[START SOURCE MATERIAL]
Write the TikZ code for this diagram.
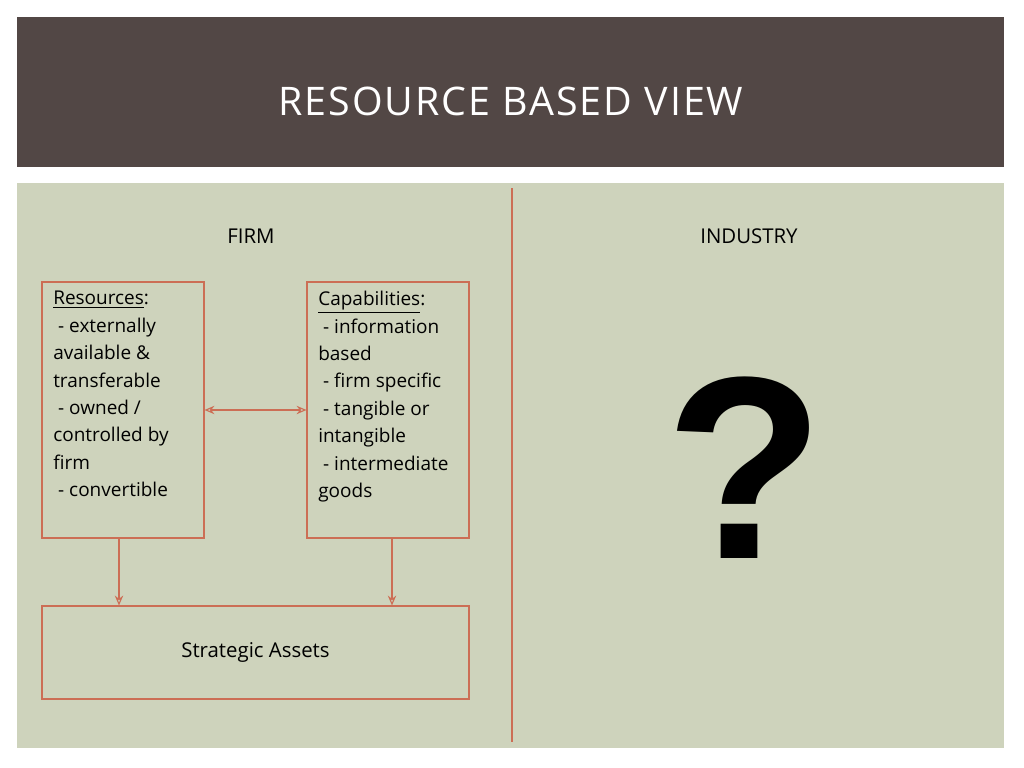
\documentclass[tikz,border=0pt]{standalone}
\usepackage{fontspec}
\setmainfont{Open Sans}
\newfontfamily\titlefont[LetterSpace=5]{Open Sans}
\newfontfamily\qfont{Liberation Sans}
\usetikzlibrary{positioning}
\usetikzlibrary{arrows.meta}
\definecolor{headbrown}{HTML}{524745}
\definecolor{panelgreen}{HTML}{CED3BC}
\definecolor{rustline}{HTML}{CC6E55}
\tikzset{
  listbox/.style={draw=rustline, thick, minimum width=162*0.025cm, minimum height=256*0.025cm},
  listtext/.style={anchor=north west, inner sep=0pt, align=left,
    font=\fontsize{13.5}{19.5}\selectfont},
  link/.style={draw=rustline, thick, -{Stealth[length=7pt,width=6pt,open]}},
}
\begin{document}
\begin{tikzpicture}[x=0.025cm, y=-0.025cm]
				\useasboundingbox (0,0) rectangle (1024,768);
				\fill[headbrown] (17,17) rectangle (1004,167);
				\fill[panelgreen] (17,183) rectangle (1004,748);
				\node[text=white, font=\titlefont\fontsize{28}{30}\selectfont] (title) at (511,101) {RESOURCE BASED VIEW};
				\draw[rustline, thick] (512,188) -- (512,742);

				\node[font=\fontsize{14.5}{18}\selectfont] (firm) at (251,236) {FIRM};
				\node[font=\fontsize{14.5}{18}\selectfont] (industry) at (749,236) {INDUSTRY};

				\node[listbox] (res) at (123,410) {};
				\node[listbox] (cap) at (388,410) {};
				\node[draw=rustline, thick, minimum width=427*0.025cm, minimum height=93*0.025cm,
				  inner sep=0pt, font=\fontsize{14.5}{18}\selectfont] (assets) at (255.5,652.5) {Strategic Assets};

				\node[listtext] (restext) at (53,291) {\underline{Resources}:\\
				  \ - externally\\ available \&\\ transferable\\
				  \ - owned /\\ controlled by\\ firm\\
				  \ - convertible};
				\node[listtext] (captext) at (318,291) {\underline{Capabilities}:\\
				  \ - information\\ based\\
				  \ - firm specific\\
				  \ - tangible or\\ intangible\\
				  \ - intermediate\\ goods};

				\draw[link, {Stealth[length=7pt,width=6pt,open]}-{Stealth[length=7pt,width=6pt,open]}] (res.east) -- (cap.west);
				\draw[link] (res.south -| 119,0) -- (assets.north -| 119,0);
				\draw[link] (cap.south -| 392,0) -- (assets.north -| 392,0);

				\node[font=\qfont\bfseries\fontsize{185}{185}\selectfont] (query) at (745,468) {?};
			\end{tikzpicture}
\end{document}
[END SOURCE MATERIAL]
- [SHORT EXERCISE] Make an exact copy of the data, leaving its pictures out.

- [ANSWER TO THE TASK]
Write the TikZ code for this diagram.
\documentclass[tikz,border=0pt]{standalone}
\usepackage{fontspec}
\setmainfont{Open Sans}
\newfontfamily\titlefont[LetterSpace=5]{Open Sans}
\newfontfamily\qfont{Liberation Sans}
\usetikzlibrary{positioning}
\usetikzlibrary{arrows.meta}
\definecolor{headbrown}{HTML}{524745}
\definecolor{panelgreen}{HTML}{CED3BC}
\definecolor{rustline}{HTML}{CC6E55}
\tikzset{
  listbox/.style={draw=rustline, thick, minimum width=162*0.025cm, minimum height=256*0.025cm},
  listtext/.style={anchor=north west, inner sep=0pt, align=left,
    font=\fontsize{13.5}{19.5}\selectfont},
  link/.style={draw=rustline, thick, -{Stealth[length=7pt,width=6pt,open]}},
}
\begin{document}
\begin{tikzpicture}[x=0.025cm, y=-0.025cm]
				\useasboundingbox (0,0) rectangle (1024,768);
				\fill[headbrown] (17,17) rectangle (1004,167);
				\fill[panelgreen] (17,183) rectangle (1004,748);
				\node[text=white, font=\titlefont\fontsize{28}{30}\selectfont] (title) at (511,101) {RESOURCE BASED VIEW};
				\draw[rustline, thick] (512,188) -- (512,742);

				\node[font=\fontsize{14.5}{18}\selectfont] (firm) at (251,236) {FIRM};
				\node[font=\fontsize{14.5}{18}\selectfont] (industry) at (749,236) {INDUSTRY};

				\node[listbox] (res) at (123,410) {};
				\node[listbox] (cap) at (388,410) {};
				\node[draw=rustline, thick, minimum width=427*0.025cm, minimum height=93*0.025cm,
				  inner sep=0pt, font=\fontsize{14.5}{18}\selectfont] (assets) at (255.5,652.5) {Strategic Assets};

				\node[listtext] (restext) at (53,291) {\underline{Resources}:\\
				  \ - externally\\ available \&\\ transferable\\
				  \ - owned /\\ controlled by\\ firm\\
				  \ - convertible};
				\node[listtext] (captext) at (318,291) {\underline{Capabilities}:\\
				  \ - information\\ based\\
				  \ - firm specific\\
				  \ - tangible or\\ intangible\\
				  \ - intermediate\\ goods};

				\draw[link, {Stealth[length=7pt,width=6pt,open]}-{Stealth[length=7pt,width=6pt,open]}] (res.east) -- (cap.west);
				\draw[link] (res.south -| 119,0) -- (assets.north -| 119,0);
				\draw[link] (cap.south -| 392,0) -- (assets.north -| 392,0);

				\node[font=\qfont\bfseries\fontsize{185}{185}\selectfont] (query) at (745,468) {?};
			\end{tikzpicture}
\end{document}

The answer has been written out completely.